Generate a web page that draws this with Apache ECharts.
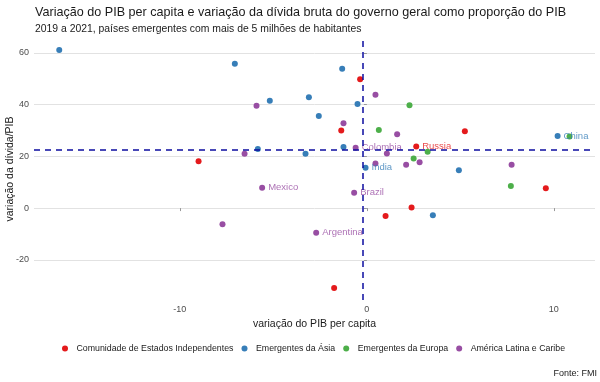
<!DOCTYPE html>
<html><head><meta charset="utf-8">
<script src="https://cdn.jsdelivr.net/npm/echarts@6/dist/echarts.min.js"></script>
<style>html,body{margin:0;padding:0;background:#fff}#c{width:600px;height:382px}</style>
</head><body><div id="c"></div>
<script>
// ---- data (x: variação do PIB per capita, y: variação da dívida/PIB) ----
const groupNames = ['Comunidade de Estados Independentes', 'Emergentes da Ásia', 'Emergentes da Europa', 'América Latina e Caribe'];
const groupColors = ['#E41A1C', '#377EB8', '#4DAF4A', '#984EA3'];
const cis = [[-9.0,18.1],[-0.36,49.8],[-1.37,30.0],[5.24,29.7],[2.64,23.8,'Russia'],[1.0,-3.1],[-1.75,-30.9],[9.57,7.7],[2.39,0.2]];
const asia = [[-16.45,61.1],[-7.06,55.8],[-5.19,41.5],[-3.1,42.8],[-2.57,35.6],[-1.32,53.8],[-0.5,40.2],[-5.83,22.8],[-3.28,21.0],[-1.25,23.6],[-0.07,15.6,'India'],[4.92,14.6],[10.2,27.8,'China'],[3.53,-2.8]];
const europe = [[0.64,30.2],[2.28,39.7],[2.5,19.2],[3.25,21.8],[10.84,27.7],[7.7,8.5]];
const latam = [[-5.9,39.5],[0.46,43.8],[-1.25,32.8],[1.62,28.5],[-6.54,21.0],[-0.6,23.3,'Colombia'],[1.07,21.1],[0.46,17.2],[2.1,16.7],[2.82,17.7],[7.74,16.7],[-5.6,7.9,'Mexico'],[-0.68,5.9,'Brazil'],[-7.72,-6.2],[-2.71,-9.5,'Argentina']];
const xTicks = [-10, 0, 10];
const yTicks = [-20, 0, 20, 40, 60];
const refX = -0.22;
const refY = 22.5;
const xRange = [-17.8, 12.2];
const yRange = [-35.5, 65.7];

const FONT = '"Liberation Sans", Arial, sans-serif';
const groups = [cis, asia, europe, latam];

function toData(arr) {
  return arr.map(p => {
    const d = { value: [p[0], p[1]] };
    if (p[2]) {
      d.name = p[2];
      d.label = { show: true, formatter: p[2] };
    }
    return d;
  });
}

const series = groups.map((g, i) => ({
  name: groupNames[i],
  type: 'scatter',
  z: 3,
  symbolSize: 6,
  itemStyle: { color: groupColors[i], opacity: 1 },
  label: { show: false, position: 'right', distance: 3, fontSize: 9.5, fontFamily: FONT, color: groupColors[i], opacity: 0.8 },
  emphasis: { disabled: true },
  data: toData(g)
}));

series.push({
  type: 'scatter', z: 1, data: [], silent: true,
  markLine: {
    silent: true, symbol: 'none', animation: false,
    label: { show: false },
    lineStyle: { color: '#0C0CA0', width: 1.5, type: [6, 5] },
    data: [{ xAxis: refX }, { yAxis: refY }]
  }
});

const chart = echarts.init(document.getElementById('c'), null, { renderer: 'canvas' });
chart.setOption({
  animation: false,
  backgroundColor: '#fff',
  title: [
    { text: 'Variação do PIB per capita e variação da dívida bruta do governo geral como proporção do PIB', left: 35, top: 6, padding: 0,
      textStyle: { fontFamily: FONT, fontSize: 12.6, fontWeight: 'normal', color: '#1a1a1a' } },
    { text: '2019 a 2021, países emergentes com mais de 5 milhões de habitantes', left: 35, top: 24, padding: 0,
      textStyle: { fontFamily: FONT, fontSize: 10.4, fontWeight: 'normal', color: '#1a1a1a' } }
  ],
  grid: { left: 34, right: 5, top: 38, bottom: 82, containLabel: false, outerBoundsMode: 'none' },
  xAxis: {
    type: 'value', min: xRange[0], max: xRange[1],
    name: 'variação do PIB per capita', nameLocation: 'middle', nameGap: 19, nameMoveOverlap: false,
    nameTextStyle: { fontFamily: FONT, fontSize: 10.5, color: '#1a1a1a' },
    axisLine: { show: false },
    axisTick: { show: true, customValues: xTicks, length: 3, lineStyle: { color: '#999' } },
    axisLabel: { customValues: xTicks, fontFamily: FONT, fontSize: 9, color: '#4D4D4D', margin: 5 },
    splitLine: { show: false }
  },
  yAxis: {
    type: 'value', min: yRange[0], max: yRange[1],
    name: 'variação da dívida/PIB', nameLocation: 'middle', nameGap: 18, nameMoveOverlap: false,
    nameTextStyle: { fontFamily: FONT, fontSize: 10.5, color: '#1a1a1a' },
    axisLine: { show: false },
    axisTick: { show: true, customValues: yTicks, length: 3, lineStyle: { color: '#999' } },
    axisLabel: { customValues: yTicks, fontFamily: FONT, fontSize: 9, color: '#4D4D4D', margin: 5 },
    splitLine: { show: true, lineStyle: { color: '#E2E2E2', width: 1 } }
  },
  legend: {
    data: groupNames, left: 62, top: 344, icon: 'circle', itemWidth: 13, itemHeight: 6, symbolKeepAspect: true,
    itemGap: 8, padding: 0,
    textStyle: { fontFamily: FONT, fontSize: 8.8, color: '#1a1a1a' }
  },
  graphic: [{
    type: 'text', right: 3, top: 369,
    style: { text: 'Fonte: FMI', font: '9px ' + FONT, fill: '#1a1a1a' }
  }],
  series: series
});
</script>
</body></html>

_Given request_:
Reproduce the material above in full, exactly, with no images.

_Task answer_:
Generate a web page that draws this with Apache ECharts.
<!DOCTYPE html>
<html><head><meta charset="utf-8">
<script src="https://cdn.jsdelivr.net/npm/echarts@6/dist/echarts.min.js"></script>
<style>html,body{margin:0;padding:0;background:#fff}#c{width:600px;height:382px}</style>
</head><body><div id="c"></div>
<script>
// ---- data (x: variação do PIB per capita, y: variação da dívida/PIB) ----
const groupNames = ['Comunidade de Estados Independentes', 'Emergentes da Ásia', 'Emergentes da Europa', 'América Latina e Caribe'];
const groupColors = ['#E41A1C', '#377EB8', '#4DAF4A', '#984EA3'];
const cis = [[-9.0,18.1],[-0.36,49.8],[-1.37,30.0],[5.24,29.7],[2.64,23.8,'Russia'],[1.0,-3.1],[-1.75,-30.9],[9.57,7.7],[2.39,0.2]];
const asia = [[-16.45,61.1],[-7.06,55.8],[-5.19,41.5],[-3.1,42.8],[-2.57,35.6],[-1.32,53.8],[-0.5,40.2],[-5.83,22.8],[-3.28,21.0],[-1.25,23.6],[-0.07,15.6,'India'],[4.92,14.6],[10.2,27.8,'China'],[3.53,-2.8]];
const europe = [[0.64,30.2],[2.28,39.7],[2.5,19.2],[3.25,21.8],[10.84,27.7],[7.7,8.5]];
const latam = [[-5.9,39.5],[0.46,43.8],[-1.25,32.8],[1.62,28.5],[-6.54,21.0],[-0.6,23.3,'Colombia'],[1.07,21.1],[0.46,17.2],[2.1,16.7],[2.82,17.7],[7.74,16.7],[-5.6,7.9,'Mexico'],[-0.68,5.9,'Brazil'],[-7.72,-6.2],[-2.71,-9.5,'Argentina']];
const xTicks = [-10, 0, 10];
const yTicks = [-20, 0, 20, 40, 60];
const refX = -0.22;
const refY = 22.5;
const xRange = [-17.8, 12.2];
const yRange = [-35.5, 65.7];

const FONT = '"Liberation Sans", Arial, sans-serif';
const groups = [cis, asia, europe, latam];

function toData(arr) {
  return arr.map(p => {
    const d = { value: [p[0], p[1]] };
    if (p[2]) {
      d.name = p[2];
      d.label = { show: true, formatter: p[2] };
    }
    return d;
  });
}

const series = groups.map((g, i) => ({
  name: groupNames[i],
  type: 'scatter',
  z: 3,
  symbolSize: 6,
  itemStyle: { color: groupColors[i], opacity: 1 },
  label: { show: false, position: 'right', distance: 3, fontSize: 9.5, fontFamily: FONT, color: groupColors[i], opacity: 0.8 },
  emphasis: { disabled: true },
  data: toData(g)
}));

series.push({
  type: 'scatter', z: 1, data: [], silent: true,
  markLine: {
    silent: true, symbol: 'none', animation: false,
    label: { show: false },
    lineStyle: { color: '#0C0CA0', width: 1.5, type: [6, 5] },
    data: [{ xAxis: refX }, { yAxis: refY }]
  }
});

const chart = echarts.init(document.getElementById('c'), null, { renderer: 'canvas' });
chart.setOption({
  animation: false,
  backgroundColor: '#fff',
  title: [
    { text: 'Variação do PIB per capita e variação da dívida bruta do governo geral como proporção do PIB', left: 35, top: 6, padding: 0,
      textStyle: { fontFamily: FONT, fontSize: 12.6, fontWeight: 'normal', color: '#1a1a1a' } },
    { text: '2019 a 2021, países emergentes com mais de 5 milhões de habitantes', left: 35, top: 24, padding: 0,
      textStyle: { fontFamily: FONT, fontSize: 10.4, fontWeight: 'normal', color: '#1a1a1a' } }
  ],
  grid: { left: 34, right: 5, top: 38, bottom: 82, containLabel: false, outerBoundsMode: 'none' },
  xAxis: {
    type: 'value', min: xRange[0], max: xRange[1],
    name: 'variação do PIB per capita', nameLocation: 'middle', nameGap: 19, nameMoveOverlap: false,
    nameTextStyle: { fontFamily: FONT, fontSize: 10.5, color: '#1a1a1a' },
    axisLine: { show: false },
    axisTick: { show: true, customValues: xTicks, length: 3, lineStyle: { color: '#999' } },
    axisLabel: { customValues: xTicks, fontFamily: FONT, fontSize: 9, color: '#4D4D4D', margin: 5 },
    splitLine: { show: false }
  },
  yAxis: {
    type: 'value', min: yRange[0], max: yRange[1],
    name: 'variação da dívida/PIB', nameLocation: 'middle', nameGap: 18, nameMoveOverlap: false,
    nameTextStyle: { fontFamily: FONT, fontSize: 10.5, color: '#1a1a1a' },
    axisLine: { show: false },
    axisTick: { show: true, customValues: yTicks, length: 3, lineStyle: { color: '#999' } },
    axisLabel: { customValues: yTicks, fontFamily: FONT, fontSize: 9, color: '#4D4D4D', margin: 5 },
    splitLine: { show: true, lineStyle: { color: '#E2E2E2', width: 1 } }
  },
  legend: {
    data: groupNames, left: 62, top: 344, icon: 'circle', itemWidth: 13, itemHeight: 6, symbolKeepAspect: true,
    itemGap: 8, padding: 0,
    textStyle: { fontFamily: FONT, fontSize: 8.8, color: '#1a1a1a' }
  },
  graphic: [{
    type: 'text', right: 3, top: 369,
    style: { text: 'Fonte: FMI', font: '9px ' + FONT, fill: '#1a1a1a' }
  }],
  series: series
});
</script>
</body></html>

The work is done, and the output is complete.